Moroccan cooking question

I have a tagine-type dish I’m making tonight for the 3rd time. It has been delicious each time. It has chicken, eggplant, onion, my own ras el hanout, and fresh ripe plums.

Is this ridiculously far off from anything you might get in Morocco, or is it plausible?

Off topic but…
It sounds fantastic! Care to share the recipe?

Sure! Well, the ras el hanout has cardamom, cinnamon, cloves, dried pasilla peppers, nutmeg, black pepper, powdered ginger, black pepper, cumin seeds, fennel seeds, and coriander seeds. I often put in turmeric and dried rosebuds, but I forgot the turmeric and couldn’t get the rose.

So: I melt some butter in a castiron skillet on low heat; I cut up some chicken breast and throw it in. (funds were low today, one half-breast for 4 people, usually it’s more.)

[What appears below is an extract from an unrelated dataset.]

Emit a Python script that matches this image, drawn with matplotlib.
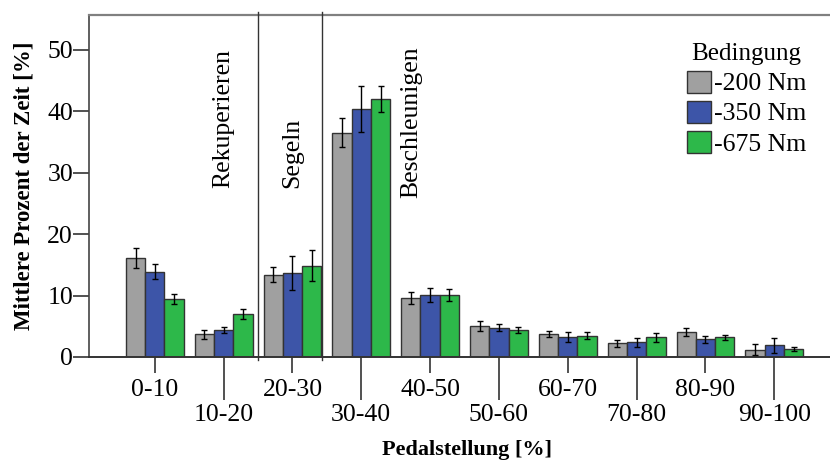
import numpy as np
from matplotlib import pyplot as plt

plt.rcParams['font.family'] = ['Liberation Serif', 'DejaVu Serif']

cats = ['0-10', '10-20', '20-30', '30-40', '40-50',
        '50-60', '60-70', '70-80', '80-90', '90-100']
conds = ['-200 Nm', '-350 Nm', '-675 Nm']

m200 = [16.1, 3.7, 13.4, 36.5, 9.6, 5.1, 3.7, 2.2, 4.0, 1.2]
m350 = [13.9, 4.4, 13.7, 40.4, 10.1, 4.8, 3.3, 2.4, 2.9, 1.9]
m675 = [9.4, 7.0, 14.9, 42.0, 10.1, 4.4, 3.5, 3.2, 3.2, 1.3]

e200 = [1.6, 0.75, 1.2, 2.35, 0.95, 0.8, 0.5, 0.5, 0.65, 0.95]
e350 = [1.2, 0.45, 2.8, 3.8, 1.2, 0.6, 0.8, 0.7, 0.55, 1.2]
e675 = [0.85, 0.8, 2.6, 2.1, 1.0, 0.5, 0.6, 0.75, 0.45, 0.3]

colors = ['#a0a0a0', '#3d55a8', '#2db84a']

fig = plt.figure(figsize=(8.3, 4.61), dpi=100)
ax = fig.add_axes([0.1072, 0.2256, 0.8928, 0.7419])

x = np.arange(len(cats))
w = 0.28
for i, (vals, errs) in enumerate([(m200, e200), (m350, e350), (m675, e675)]):
    ax.bar(x + (i - 1) * w, vals, w, color=colors[i], edgecolor='#333333',
           linewidth=1.0, label=conds[i], zorder=2)
    ax.errorbar(x + (i - 1) * w, vals, yerr=errs, fmt='none', ecolor='black',
                elinewidth=1.0, capsize=2.5, capthick=1.0, zorder=3)

ax.set_xlim(-0.957, 9.81)
ax.set_ylim(0, 55.7)
ax.set_yticks([0, 10, 20, 30, 40, 50])

# even categories on short ticks, odd ones on long ticks below
ax.set_xticks(x[::2])
ax.set_xticklabels(cats[::2])
ax.set_xticks(x[1::2], minor=True)
ax.set_xticklabels(cats[1::2], minor=True)
ax.tick_params(axis='x', which='major', length=11.5, width=1.2, pad=4,
               labelsize=18.5, color='#333333')
ax.tick_params(axis='x', which='minor', length=31, width=1.2, pad=3,
               labelsize=18.5, color='#333333')
ax.tick_params(axis='y', length=11.5, width=1.2, pad=0, labelsize=18.5,
               color='#333333')

ax.spines['right'].set_visible(False)
ax.spines['top'].set_color('#808080')
ax.spines['top'].set_linewidth(1.6)
ax.spines['left'].set_color('#444444')
ax.spines['left'].set_linewidth(1.2)
ax.spines['bottom'].set_color('#333333')
ax.spines['bottom'].set_linewidth(1.4)

# phase separators
for xs in [1.5, 2.435]:
    ax.plot([xs, xs], [-0.5, 56.2], color='#333333', lw=1.0, clip_on=False,
            zorder=4)

ax.text(1.0, 27.5, 'Rekuperieren', rotation=90, ha='center', va='bottom',
        fontsize=18.5)
ax.text(2.0, 27.5, 'Segeln', rotation=90, ha='center', va='bottom',
        fontsize=18.5)
ax.text(3.72, 25.9, 'Beschleunigen', rotation=90, ha='center', va='bottom',
        fontsize=18.5)

ax.set_ylabel('Mittlere Prozent der Zeit [%]', fontsize=16.5,
              fontweight='bold', labelpad=9)
ax.set_xlabel('Pedalstellung [%]', fontsize=16, fontweight='bold')
ax.xaxis.set_label_coords(0.51, -0.243)

leg = ax.legend(title='Bedingung', loc='upper left',
                bbox_to_anchor=(0.807, 0.917), frameon=False, fontsize=18.5,
                title_fontsize=18, handlelength=0.95, handleheight=0.95,
                handletextpad=0.1, labelspacing=0.2, borderpad=0,
                borderaxespad=0)

fig.savefig('out.png', dpi=100)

I had maybe 6 or 7 of those small, very dark purple eggplants – not the great big aubergines, though I’m sure that would work just fine. I cut those up along with 1 onion, and 4 or 5 ripe plums. Purple, yellow, red – doesn’t matter. Threw them in too.

Add a couple tablespoons of your ras el hanout, a little salt, and a cube of chicken bouillon. (two if they’re small.)

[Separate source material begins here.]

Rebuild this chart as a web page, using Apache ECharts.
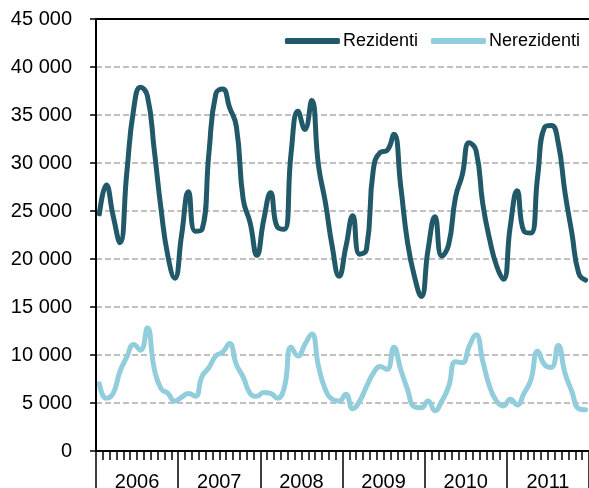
<!DOCTYPE html>
<html>
<head>
<meta charset="utf-8">
<script src="https://cdn.jsdelivr.net/npm/echarts@6/dist/echarts.min.js"></script>
<style>
html, body { margin: 0; padding: 0; background: #fff; }
#chart-container { width: 589px; height: 488px; }
</style>
</head>
<body>
<div id="chart-container"></div>
<script>
'use strict';

const years = ['2006', '2007', '2008', '2009', '2010', '2011'];

const rezidenti = [
    24700, 27700, 24500, 21700, 29000, 35600, 37900, 37000, 31400, 25200, 20300, 18000,
    22500, 27000, 22900, 23100, 31100, 37200, 37700, 35800, 33800, 26200, 23800, 20400,
    24100, 26900, 23300, 23100, 31100, 35400, 33500, 36500, 29700, 25900, 21300, 18200,
    21300, 24500, 20500, 21000, 29300, 31100, 31300, 33000, 27600, 21700, 18200, 16100,
    21000, 24400, 20300, 21500, 26400, 28800, 32100, 31300, 25700, 22000, 19300, 17900,
    23400, 27100, 22900, 22700, 28600, 33700, 33900, 32100, 26900, 22700, 18500, 17800
];

const nerezidenti = [
    7000, 5500, 6000, 8300, 9800, 11100, 10500, 12800, 8600, 6500, 6000, 5200,
    5600, 6000, 5700, 7800, 8700, 9900, 10300, 11200, 9000, 7700, 6000, 5700,
    6100, 6000, 5500, 6600, 10800, 9900, 11100, 12200, 8800, 6400, 5400, 5200,
    5900, 4400, 5200, 6700, 8100, 8800, 8500, 10800, 8500, 6400, 4600, 4500,
    5200, 4200, 5200, 6700, 9300, 9200, 10900, 12100, 9300, 6700, 5200, 4700,
    5400, 4800, 6000, 7400, 10400, 9000, 8700, 11000, 8100, 6200, 4400, 4300
];

// one category per month
const months = [];
years.forEach(y => {
    for (let m = 1; m <= 12; m++) {
        months.push(y + '-' + m);
    }
});

const font = "'Liberation Sans', Arial, sans-serif";
const black = '#000';

function fmt(v) {
    return String(v).replace(/\B(?=(\d{3})+(?!\d))/g, ' ');
}

const myChart = echarts.init(document.getElementById('chart-container'), null, { renderer: 'canvas' });

const option = {
    backgroundColor: '#fff',
    animation: false,
    grid: {
        left: 96,
        right: 0,
        top: 19,
        bottom: 37,
        containLabel: false,
        outerBoundsMode: 'none'
    },
    legend: {
        right: 9,
        top: 32,
        padding: 0,
        itemWidth: 55,
        itemHeight: 6,
        itemGap: 13,
        icon: 'roundRect',
        textStyle: { fontFamily: font, fontSize: 18, color: black, padding: [0, 0, 0, -2] },
        data: ['Rezidenti', 'Nerezidenti']
    },
    xAxis: [
        {
            type: 'category',
            data: months,
            boundaryGap: true,
            position: 'bottom',
            axisLine: { show: true, lineStyle: { color: black, width: 2 } },
            axisTick: { show: true, interval: 0, length: 9, lineStyle: { color: black, width: 1.5 } },
            axisLabel: { show: false },
            splitLine: { show: false }
        },
        {
            type: 'category',
            data: years,
            boundaryGap: true,
            position: 'bottom',
            axisLine: { show: true, lineStyle: { color: black, width: 2 } },
            axisTick: { show: true, interval: 0, length: 40, lineStyle: { color: black, width: 1.5 } },
            axisLabel: {
                interval: 0,
                margin: 21,
                lineHeight: 20,
                verticalAlign: 'top',
                fontFamily: font,
                fontSize: 20,
                color: black
            },
            splitLine: { show: false }
        },
        {
            type: 'category',
            data: months,
            position: 'top',
            axisLine: { show: true, lineStyle: { color: black, width: 2 } },
            axisTick: { show: false },
            axisLabel: { show: false },
            splitLine: { show: false }
        }
    ],
    yAxis: {
        type: 'value',
        min: 0,
        max: 45000,
        interval: 5000,
        axisLine: { show: true, lineStyle: { color: black, width: 2 } },
        axisTick: { show: true, length: 6, lineStyle: { color: black, width: 1.5 } },
        axisLabel: {
            margin: 24,
            fontFamily: font,
            fontSize: 20,
            color: black,
            formatter: fmt
        },
        splitLine: {
            show: true,
            lineStyle: { color: '#c0c0c0', width: 2, type: [6, 3] }
        }
    },
    series: [
        {
            name: 'Rezidenti',
            type: 'line',
            xAxisIndex: 0,
            data: rezidenti,
            smooth: 0.5,
            symbol: 'none',
            color: '#215968',
            lineStyle: { width: 5, color: '#215968', cap: 'round', join: 'round' }
        },
        {
            name: 'Nerezidenti',
            type: 'line',
            xAxisIndex: 0,
            data: nerezidenti,
            smooth: 0.5,
            symbol: 'none',
            color: '#92cddc',
            lineStyle: { width: 5, color: '#92cddc', cap: 'round', join: 'round' }
        }
    ]
};

myChart.setOption(option);
window.addEventListener('resize', myChart.resize);
</script>
</body>
</html>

Cook over medium heat until it begins to thicken and caramelize, like half an hour or so. Add a half cup of red or good white wine, more or less to your taste, and cook another 10 or 15 minutes. If it seems like it might scorch, you can add some water too. The eggplant should mostly fall apart; this will fool the anti-vegetable people you may have at your table, mwa-ha-haaa!

Serve it over couscous or basmati rice.

Maybe I shoulda mentioned that if you’ve never made the spice blend before – you just throw it all in the blender in roughly equal proportions, or any proportion you like. You can leave out anything you don’t like. There are several even more exotic things you can add in, like Grains of Paradise and Galangal. The main things that don’t really fit are herbs, no leafy things.

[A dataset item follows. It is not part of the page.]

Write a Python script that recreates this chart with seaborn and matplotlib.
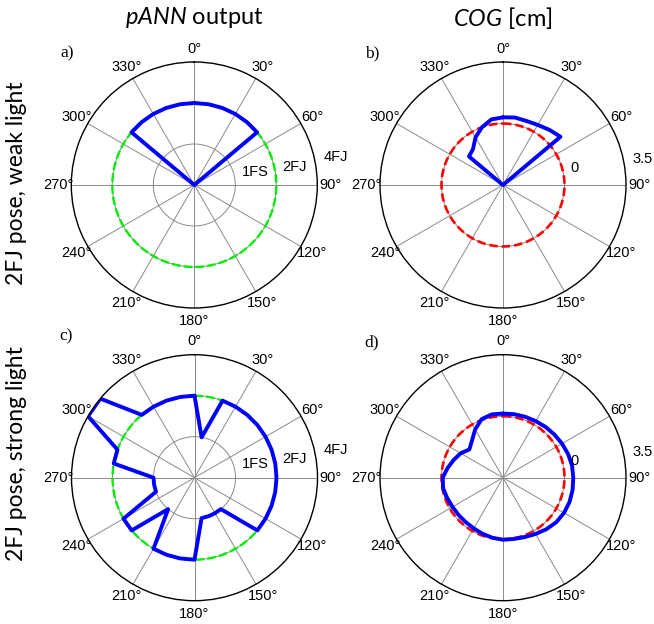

In all honesty, I think what made this batch so good was the cloves and the pasillas, believe it or not.

AND GARLIC!!! I FORGOT TO MENTION THE GARLIC!!

Well, I wasn’t demanding the recipes of food I ate in Morocco, so I can’t speak to the spice blend. (Although I can say nothing I had was spicy hot.) The tagines I had there and in Moroccan restaurants in Spain typically had one meat and one fruit. So lamb with prunes, chicken with apricots, etc. I never had anything that had both fruit and vegetables, and the fruit was always dried fruit that had been reconstituted by the stew. Eggplant was always served as an appetizer in the form of a dip made from eggplants and tomatoes, eaten with bread.

YMMV, I am not an authority on Moroccan cooking, I did not eat every food in Morocco, and other disclaimers.

ETA: I see you also added wine, which of course would be a no-no for Moroccan Muslims.

Proportions, man! The ras el hanout sounds great, but spice proportion is important, if not critical. Rosebuds? Explain.